**Provided material:**
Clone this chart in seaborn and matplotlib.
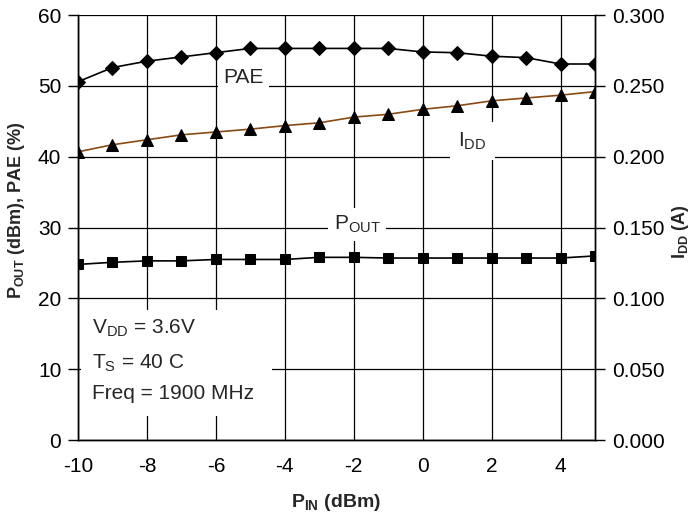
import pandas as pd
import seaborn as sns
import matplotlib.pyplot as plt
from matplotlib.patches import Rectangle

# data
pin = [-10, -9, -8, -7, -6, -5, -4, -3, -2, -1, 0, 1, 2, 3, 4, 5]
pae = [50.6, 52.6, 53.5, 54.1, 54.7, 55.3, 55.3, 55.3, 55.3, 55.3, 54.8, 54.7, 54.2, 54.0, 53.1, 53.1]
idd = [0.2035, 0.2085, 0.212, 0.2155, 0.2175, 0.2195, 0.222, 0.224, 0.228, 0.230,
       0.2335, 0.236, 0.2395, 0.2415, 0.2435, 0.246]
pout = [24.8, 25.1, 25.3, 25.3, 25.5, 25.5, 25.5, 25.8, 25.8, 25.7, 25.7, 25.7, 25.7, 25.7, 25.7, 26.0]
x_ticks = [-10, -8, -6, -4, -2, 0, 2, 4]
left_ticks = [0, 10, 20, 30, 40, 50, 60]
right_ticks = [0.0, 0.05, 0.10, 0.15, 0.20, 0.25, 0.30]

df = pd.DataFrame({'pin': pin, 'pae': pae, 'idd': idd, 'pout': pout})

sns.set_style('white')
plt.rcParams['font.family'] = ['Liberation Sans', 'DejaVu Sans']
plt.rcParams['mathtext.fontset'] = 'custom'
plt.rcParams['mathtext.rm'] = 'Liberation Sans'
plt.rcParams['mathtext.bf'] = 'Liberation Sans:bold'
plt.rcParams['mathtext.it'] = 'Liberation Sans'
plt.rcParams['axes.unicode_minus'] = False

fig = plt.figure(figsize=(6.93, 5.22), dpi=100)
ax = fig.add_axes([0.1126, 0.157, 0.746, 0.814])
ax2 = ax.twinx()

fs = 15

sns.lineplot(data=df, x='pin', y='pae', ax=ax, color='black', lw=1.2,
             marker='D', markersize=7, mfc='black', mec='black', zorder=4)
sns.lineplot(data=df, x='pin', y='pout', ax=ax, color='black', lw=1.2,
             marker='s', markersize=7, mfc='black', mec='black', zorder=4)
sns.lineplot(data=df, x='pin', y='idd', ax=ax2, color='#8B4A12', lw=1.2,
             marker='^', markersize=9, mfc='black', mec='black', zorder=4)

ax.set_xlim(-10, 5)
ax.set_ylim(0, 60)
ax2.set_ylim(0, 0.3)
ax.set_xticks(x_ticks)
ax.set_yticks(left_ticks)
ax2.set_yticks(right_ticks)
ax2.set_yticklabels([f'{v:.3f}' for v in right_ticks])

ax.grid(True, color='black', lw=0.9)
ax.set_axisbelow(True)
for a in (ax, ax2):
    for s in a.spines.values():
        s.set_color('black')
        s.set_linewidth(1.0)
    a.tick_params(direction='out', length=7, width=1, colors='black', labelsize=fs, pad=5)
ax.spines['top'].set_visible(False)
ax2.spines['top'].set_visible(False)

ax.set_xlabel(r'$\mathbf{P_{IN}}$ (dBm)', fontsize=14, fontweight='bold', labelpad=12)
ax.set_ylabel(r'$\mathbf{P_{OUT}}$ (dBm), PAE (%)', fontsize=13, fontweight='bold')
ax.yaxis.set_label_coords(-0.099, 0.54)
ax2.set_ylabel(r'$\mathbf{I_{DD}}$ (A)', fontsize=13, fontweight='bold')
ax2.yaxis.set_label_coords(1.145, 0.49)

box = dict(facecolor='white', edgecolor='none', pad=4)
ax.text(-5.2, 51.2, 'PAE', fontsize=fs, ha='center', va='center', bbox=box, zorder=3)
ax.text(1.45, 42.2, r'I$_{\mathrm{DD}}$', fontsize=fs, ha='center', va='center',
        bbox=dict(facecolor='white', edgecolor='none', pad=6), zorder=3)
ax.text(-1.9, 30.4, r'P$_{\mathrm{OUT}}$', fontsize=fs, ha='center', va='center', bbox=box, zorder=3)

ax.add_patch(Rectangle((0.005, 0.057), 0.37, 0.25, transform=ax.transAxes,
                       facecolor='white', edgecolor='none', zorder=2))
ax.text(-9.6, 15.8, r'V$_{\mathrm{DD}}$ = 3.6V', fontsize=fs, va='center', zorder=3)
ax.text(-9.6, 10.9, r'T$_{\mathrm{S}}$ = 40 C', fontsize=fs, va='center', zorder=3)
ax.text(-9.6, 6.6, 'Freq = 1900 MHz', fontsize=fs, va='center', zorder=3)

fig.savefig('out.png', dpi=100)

**Task description:** Write out nothing but the lines from the start of the data through the line with "plt.rcParams['axes.unicode_minus'] = False". Leave out the pictures.

**Reply:**
Clone this chart in seaborn and matplotlib.
import pandas as pd
import seaborn as sns
import matplotlib.pyplot as plt
from matplotlib.patches import Rectangle

# data
pin = [-10, -9, -8, -7, -6, -5, -4, -3, -2, -1, 0, 1, 2, 3, 4, 5]
pae = [50.6, 52.6, 53.5, 54.1, 54.7, 55.3, 55.3, 55.3, 55.3, 55.3, 54.8, 54.7, 54.2, 54.0, 53.1, 53.1]
idd = [0.2035, 0.2085, 0.212, 0.2155, 0.2175, 0.2195, 0.222, 0.224, 0.228, 0.230,
       0.2335, 0.236, 0.2395, 0.2415, 0.2435, 0.246]
pout = [24.8, 25.1, 25.3, 25.3, 25.5, 25.5, 25.5, 25.8, 25.8, 25.7, 25.7, 25.7, 25.7, 25.7, 25.7, 26.0]
x_ticks = [-10, -8, -6, -4, -2, 0, 2, 4]
left_ticks = [0, 10, 20, 30, 40, 50, 60]
right_ticks = [0.0, 0.05, 0.10, 0.15, 0.20, 0.25, 0.30]

df = pd.DataFrame({'pin': pin, 'pae': pae, 'idd': idd, 'pout': pout})

sns.set_style('white')
plt.rcParams['font.family'] = ['Liberation Sans', 'DejaVu Sans']
plt.rcParams['mathtext.fontset'] = 'custom'
plt.rcParams['mathtext.rm'] = 'Liberation Sans'
plt.rcParams['mathtext.bf'] = 'Liberation Sans:bold'
plt.rcParams['mathtext.it'] = 'Liberation Sans'
plt.rcParams['axes.unicode_minus'] = False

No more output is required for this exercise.